A Musico-theosophical
Point
Feb 2012
The traditional names of the notes of
the musical scale were first canonized around 1000 AD by Guido d'Arezzo, who invented a staff notation that was a
precursor to our Western musical notation. He was charged by the Pope to
standardize the music used in Catholic liturgy, which had diverged into many
different practices in different locales. His scale was: Ut
Re Mi Fa Sol La. He gave a mnemonic for this scale based on the first stanza of
a hymn sung in the Divine Office on June 24, the feast of John the Baptist. It goes:
Ut queant laxis
Resonare
fibris,
Mira gestorum
Famuli
tuorum,
Solve polluti
Labii
reatum,
Sancte
Iohannes.
which translates as:
So that these your servants can, with all their voice, sing your wonderful
feats, clean the blemish of our spotted lips, O Saint John!
In this hymn, which was probably written by d'Arezzo himself, each line except the last starts on the
scale note whose name is its first two letters. Note that d'Arezzo's scale starts on G below
middle C, which was known as Gamma in a Greek system of notation; hence his
sequence of notes is know as gam-ut,
and the scale itself is called "gam".
Later, around 1600, the theorist Giovanni Doni
changed Ut to Do, and added
Si which d'Arezzo did not recognize as a
scale tone, named from the initials of the the above hymn's last line. His scale was understood to be
in descending order of tones. He mnemonicized the
names as abbreviations of these Latin words (mnemonicization
was a favorite trope since ancient times of the "method of symbols",
in which one series of things is theosophically
associated with another, thereby enriching both for the mind's contemplation):
Do - Dominus, Lord, i.e. God
Si - Sider, star, i.e. all galaxies
La - Lactae, milk, our Milky Way galaxy
So - Sol, Sun
Fa - Fata, fate. Fate is ruled by the planets, hence Fa is the planets.

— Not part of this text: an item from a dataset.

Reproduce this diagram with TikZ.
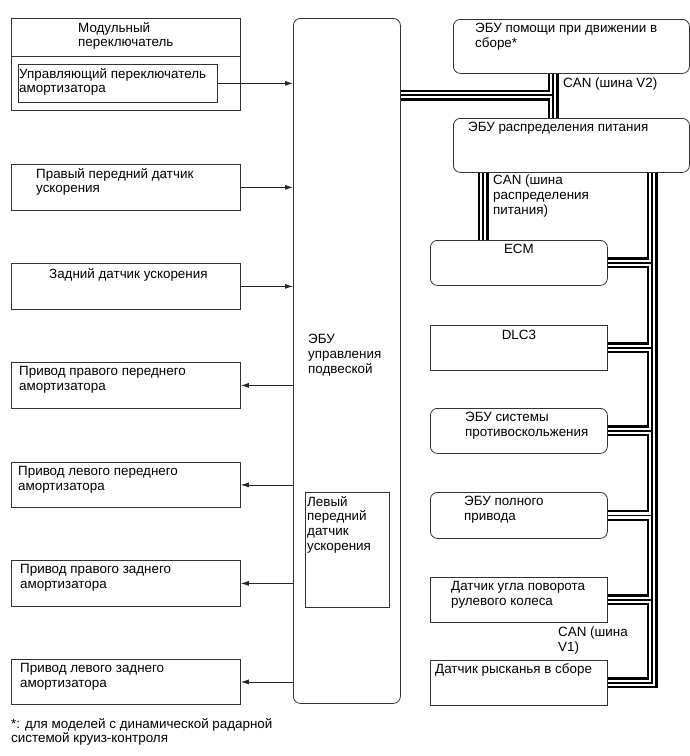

Mi - Microcosmos, the small universe, the Earth.
Re - Regina Coeli, Queen of the
Heavens, the Moon.
Do - Dominus
Occultists and alchemists of the 17th century used this series of names of
scale notes as a cosmic symbol. This is the form that was adopted by Gurdjieff
and transmitted to us by Ouspensky. It represents the Ray of Creation.
Now, Microcosmos is also Man, who is the
image of God, "as above, so below". This is the meaning of Mi in the
lateral octave. We have this diagram in In Search
of the Miraculous:
Do
Si
La
So Do
Fa Si
Fa So La
Mi Mi
Re Re
Do Do
Cosmic Lateral
octave octave
In the cosmic octave, Mi is
the Earth. In the lateral octave, Mi
is Man. Mi can be read as
"me" in a play on words. Fa So
La is "organic life", which fills the gap between "earth" and "the planets", allowing the
planets to act on human "fate", Fa,
through La and So in the lateral octave. What do these notes Fa, So and La “mean”? Fa is bloody life, involved in its universal fate of living and
dying, eating and being eaten, reproducing and spreading, changing and
developing new forms through the Darwinian battle for survival; So is the heart, the innocence, of life;
La is the "song" of life,
its beauty, its incipient transcendence of mere organic nature.
Si (lateral octave) is especially
interesting—in the diagram, its place is parallel with Fa
(cosmic octave) in the diagram, so the relationship between the two would
musically speaking be the diabolus in musica, the tritone (i.e. the
three whole tone steps between the four notes Fa-So-La-Si). Somehow the harmonious interval that exists between
the Sun, So (cosmic octave) and Do (lateral octave), the Absolute for
Man, becomes diminished and dis-harmonized as it descends through the Do-Si interval. It changes from God to
The Devil, the fallen god, who then inherits the responsibility of transmitting
higher influences to organic life and eventually to man. He (the Devil) does
this by tempting man through the Dominant Seventh chord (So Si Re Fa), which contains the Diabolus, and which man
must resist by resolving to the Tonic chord (Do Mi So). In this process, Si (the Devil) ascends back to Do (God)
and becomes the root upon which the chord of man is built; Re (the moon in man—see Beelzebub’s
Tales to His Grandson) quickens and ascends to become Mi (man himself), while Fa
(Fate) descends upon Mi, man, who, as
the mediant, the middle term, must simply accept it; So (life's innocence, whose purity was obscured by the dissonance
with Fa, fate) simply remains in
place and becomes the crown of the triad.